By the fifteenth century, beginning in northern Italy, universities had become strongly influenced by Humanist thinking. This put an emphasis on classical authors, questioning some of the accepted certainties of established thinking and manifesting itself in the teaching of new subjects, particularly through the medium of the Greek language. However, in this period, Scottish universities largely had a Latin curriculum, designed for the clergy, civil and common lawyers. They did not teach the Greek that was fundamental to the new Humanist scholarship, focusing on metaphysics and putting a largely unquestioning faith in the works of Aristotle, whose authority would be challenged in the Renaissance. Towards the end of the fifteenth century, a Humanist influence was becoming more evident.

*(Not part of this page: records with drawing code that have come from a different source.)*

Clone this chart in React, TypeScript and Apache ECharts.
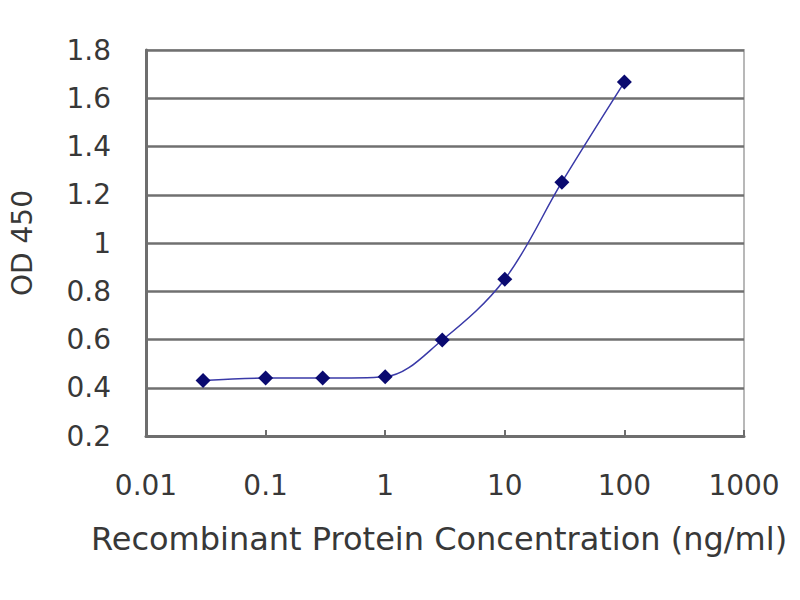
import React, { useEffect, useRef } from "react";
import * as echarts from "echarts";

const concentrations = [0.03, 0.1, 0.3, 1, 3, 10, 30, 100];
const odValues = [0.43, 0.44, 0.44, 0.446, 0.598, 0.85, 1.252, 1.667];
const xTickLabels = ["0.01", "0.1", "1", "10", "100", "1000"];

export default function App() {
  const ref = useRef<HTMLDivElement>(null);
  useEffect(() => {
    if (!ref.current) return;
    const chart = echarts.init(ref.current, null, { renderer: "svg" });
    const font = "'DejaVu Sans', 'Liberation Sans', Arial, sans-serif";
    chart.setOption({
      animation: false,
      backgroundColor: "#ffffff",
      grid: {
        left: 145,
        right: 56,
        top: 50,
        bottom: 164,
        show: true,
        borderColor: "#b8b8b8",
        borderWidth: 2,
      },
      xAxis: {
        type: "log",
        logBase: 10,
        min: 0.01,
        max: 1000,
        name: "Recombinant Protein Concentration (ng/ml)",
        nameLocation: "middle",
        nameGap: 87,
        nameTextStyle: { fontFamily: font, fontSize: 32, color: "#383838", padding: [0, 12, 0, 0] },
        axisLine: { show: true, lineStyle: { color: "#6e6e6e", width: 3 } },
        axisTick: { show: true, inside: true, length: 6, lineStyle: { color: "#6e6e6e", width: 2 } },
        minorTick: { show: false },
        splitLine: { show: false },
        axisLabel: {
          margin: 35,
          fontFamily: font,
          fontSize: 28,
          color: "#383838",
          formatter: (v: number) => {
            const idx = Math.round(Math.log10(v)) + 2;
            return xTickLabels[idx] ?? String(v);
          },
        },
      },
      yAxis: {
        type: "value",
        min: 0.2,
        max: 1.8,
        interval: 0.2,
        name: "OD 450",
        nameLocation: "middle",
        nameRotate: 90,
        nameGap: 110,
        nameTextStyle: { fontFamily: font, fontSize: 28, color: "#383838" },
        axisLine: { show: true, lineStyle: { color: "#6e6e6e", width: 3 } },
        axisTick: { show: false },
        splitLine: { show: true, lineStyle: { color: "#707070", width: 2.5 } },
        axisLabel: {
          margin: 35,
          fontFamily: font,
          fontSize: 28,
          color: "#383838",
          formatter: (v: number) => String(Math.round(v * 10) / 10),
        },
      },
      series: [
        {
          type: "line",
          data: concentrations.map((c, i) => [c, odValues[i]]),
          smooth: 0.35,
          symbol: "diamond",
          symbolSize: 15,
          itemStyle: { color: "#0a0a70" },
          lineStyle: { color: "#3a3aa8", width: 1.5 },
        },
      ],
    });
    return () => chart.dispose();
  }, []);
  return (
    <div
      ref={ref}
      style={{ position: "fixed", left: 0, top: 0, width: 800, height: 600, background: "#fff" }}
    />
  );
}
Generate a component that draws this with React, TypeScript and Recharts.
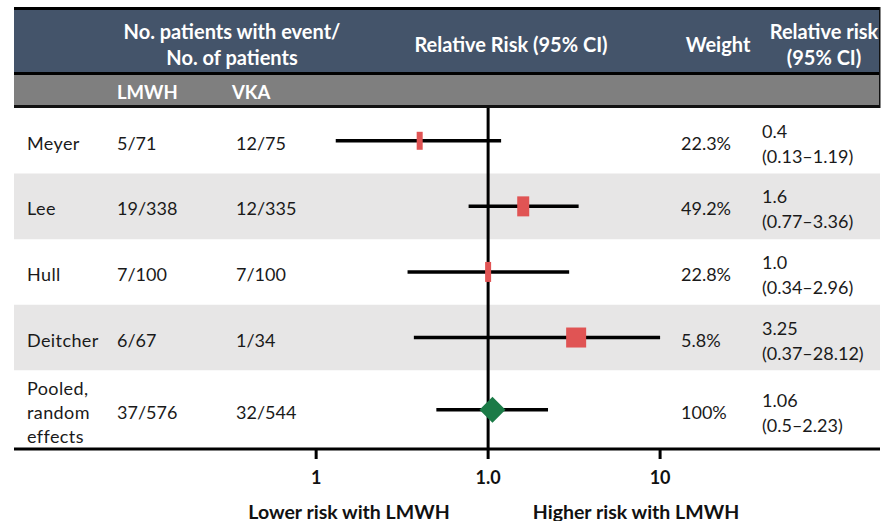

A major figure was Archibald Whitelaw, a teacher at St. Andrews and Cologne who later became a tutor to the young James III and served as royal secretary from 1462 to 1493. By 1497, the Humanist and historian Hector Boece, born in Dundee and who had studied at Paris, returned to become the first principal at the new university of Aberdeen. In 1518 Mair returned to Scotland to become Principal of the University of Glasgow. He transferred to St. Andrews in 1523 and in 1533 he was made Provost of St Salvator's College. While in Scotland his students included John Knox and George Buchanan. These international contacts helped integrate Scotland into a wider European scholarly world and would be one of the most important ways in which the new ideas of Humanism were brought into Scottish intellectual life in the sixteenth century.